The spread between the two benchmark crude futures for February delivery settled at $9.60 a barrel today. The January Brent contract expired yesterday. The difference between the January WTI and Brent contracts was $11.22 yesterday. The differential has narrowed 66 percent since reaching a record of $27.88 a barrel Oct. 14.
When Brent decreases versus WTI, it weakens the value of low-sulfur U.S. grades that compete with West African oil priced against the European benchmark.
Light Louisiana Sweet’s premium to WTI narrowed 90 cents to $10.50 a barrel at 3:45 p.m. in New York, according to data compiled by Bloomberg.
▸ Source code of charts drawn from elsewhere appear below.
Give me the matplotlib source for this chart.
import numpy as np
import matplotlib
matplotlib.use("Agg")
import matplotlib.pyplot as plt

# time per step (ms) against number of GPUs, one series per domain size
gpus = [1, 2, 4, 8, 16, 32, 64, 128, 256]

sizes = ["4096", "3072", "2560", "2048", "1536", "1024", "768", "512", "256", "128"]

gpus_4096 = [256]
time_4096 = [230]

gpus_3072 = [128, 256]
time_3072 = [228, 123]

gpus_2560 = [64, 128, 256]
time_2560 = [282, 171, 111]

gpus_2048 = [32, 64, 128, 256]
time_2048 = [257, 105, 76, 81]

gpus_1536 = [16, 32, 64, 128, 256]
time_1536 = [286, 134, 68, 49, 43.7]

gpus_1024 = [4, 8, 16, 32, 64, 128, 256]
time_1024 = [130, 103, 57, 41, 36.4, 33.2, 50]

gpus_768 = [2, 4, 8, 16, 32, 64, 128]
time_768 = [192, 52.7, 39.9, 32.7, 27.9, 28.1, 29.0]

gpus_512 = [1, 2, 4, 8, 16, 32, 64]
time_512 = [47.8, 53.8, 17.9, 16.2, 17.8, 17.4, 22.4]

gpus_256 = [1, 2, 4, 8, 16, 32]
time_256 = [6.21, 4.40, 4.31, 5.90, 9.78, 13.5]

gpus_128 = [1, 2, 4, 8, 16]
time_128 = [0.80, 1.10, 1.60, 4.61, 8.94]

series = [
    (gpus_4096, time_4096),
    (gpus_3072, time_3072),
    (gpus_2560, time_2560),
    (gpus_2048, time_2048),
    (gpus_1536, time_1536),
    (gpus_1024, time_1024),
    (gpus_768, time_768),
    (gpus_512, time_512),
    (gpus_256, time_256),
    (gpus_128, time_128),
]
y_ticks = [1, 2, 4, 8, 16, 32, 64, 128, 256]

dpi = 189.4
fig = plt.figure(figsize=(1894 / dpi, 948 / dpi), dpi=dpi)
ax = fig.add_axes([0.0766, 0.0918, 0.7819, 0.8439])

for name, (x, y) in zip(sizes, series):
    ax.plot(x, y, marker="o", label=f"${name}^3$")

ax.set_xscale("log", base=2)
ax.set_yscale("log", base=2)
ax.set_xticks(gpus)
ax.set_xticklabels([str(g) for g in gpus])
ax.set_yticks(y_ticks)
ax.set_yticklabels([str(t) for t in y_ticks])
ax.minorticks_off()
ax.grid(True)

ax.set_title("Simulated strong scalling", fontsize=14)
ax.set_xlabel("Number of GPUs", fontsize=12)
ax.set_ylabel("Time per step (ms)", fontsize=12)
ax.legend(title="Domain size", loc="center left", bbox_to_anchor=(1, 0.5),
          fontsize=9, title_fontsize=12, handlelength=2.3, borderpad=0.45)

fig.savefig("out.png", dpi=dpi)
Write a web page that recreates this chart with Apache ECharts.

Heavy Louisiana Sweet’s premium narrowed 85 cents to $10.25 a barrel.
Thunder Horse’s premium to WTI decreased $1.20 to $8.40. The premium for Mars Blend lost 20 cents to $7 a barrel. Poseidon’s premium narrowed 35 cents to $6.40 a barrel over WTI.
Southern Green Canyon’s premium decreased 90 cents to $5.85 a barrel and West Texas Sour’s discount was unchanged at 85 cents.
The discount for Western Canada Select was unchanged at $15.75 a barrel.
Syncrude’s premium narrowed 25 cents to $2.75 a barrel. Syncrude is a light, low-sulfur synthetic oil derived from the tar sands in Alberta.